What you need to do: Figure out how many lines of the material below contain the word "matplotlib". Answer with the number only.
### Available data ###
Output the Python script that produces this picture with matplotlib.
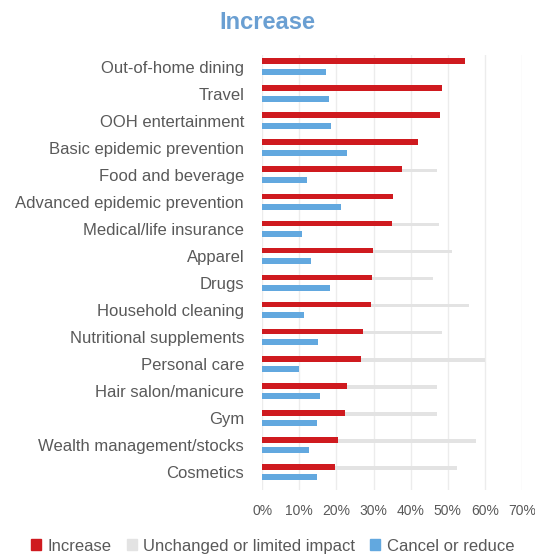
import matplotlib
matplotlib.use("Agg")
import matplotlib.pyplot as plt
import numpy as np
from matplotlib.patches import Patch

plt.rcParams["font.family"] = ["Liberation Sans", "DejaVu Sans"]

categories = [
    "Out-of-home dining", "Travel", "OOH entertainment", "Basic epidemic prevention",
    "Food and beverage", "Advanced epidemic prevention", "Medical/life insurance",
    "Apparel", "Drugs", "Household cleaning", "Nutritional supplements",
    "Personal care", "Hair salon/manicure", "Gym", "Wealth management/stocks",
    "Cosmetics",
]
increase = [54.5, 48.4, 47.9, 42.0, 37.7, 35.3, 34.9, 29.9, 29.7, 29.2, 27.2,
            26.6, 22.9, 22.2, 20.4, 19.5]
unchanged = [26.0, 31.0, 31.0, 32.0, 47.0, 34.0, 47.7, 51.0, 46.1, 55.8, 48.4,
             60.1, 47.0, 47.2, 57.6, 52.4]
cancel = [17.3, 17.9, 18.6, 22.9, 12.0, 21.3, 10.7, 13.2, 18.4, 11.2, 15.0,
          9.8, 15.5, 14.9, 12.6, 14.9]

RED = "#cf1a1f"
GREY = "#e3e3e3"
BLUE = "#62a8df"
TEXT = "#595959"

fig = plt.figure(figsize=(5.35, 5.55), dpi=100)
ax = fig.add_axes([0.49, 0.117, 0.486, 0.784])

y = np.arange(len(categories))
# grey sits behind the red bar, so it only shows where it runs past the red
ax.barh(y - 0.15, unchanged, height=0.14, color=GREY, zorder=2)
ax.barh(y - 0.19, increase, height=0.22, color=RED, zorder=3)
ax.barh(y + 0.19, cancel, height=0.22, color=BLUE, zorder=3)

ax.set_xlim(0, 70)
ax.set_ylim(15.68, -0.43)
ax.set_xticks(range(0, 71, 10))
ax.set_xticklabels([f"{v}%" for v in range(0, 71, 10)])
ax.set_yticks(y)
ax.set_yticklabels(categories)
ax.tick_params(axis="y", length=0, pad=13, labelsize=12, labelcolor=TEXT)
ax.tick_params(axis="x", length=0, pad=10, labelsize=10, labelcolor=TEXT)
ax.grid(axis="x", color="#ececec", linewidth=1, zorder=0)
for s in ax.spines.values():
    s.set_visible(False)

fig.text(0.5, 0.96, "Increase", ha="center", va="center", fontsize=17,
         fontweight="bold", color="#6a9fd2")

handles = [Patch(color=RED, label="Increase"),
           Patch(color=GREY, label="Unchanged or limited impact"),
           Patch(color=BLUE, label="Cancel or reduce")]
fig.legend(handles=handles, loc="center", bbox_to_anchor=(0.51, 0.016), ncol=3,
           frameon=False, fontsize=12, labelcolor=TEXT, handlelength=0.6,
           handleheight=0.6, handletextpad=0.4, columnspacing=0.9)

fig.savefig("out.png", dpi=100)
###
Complete answer: 5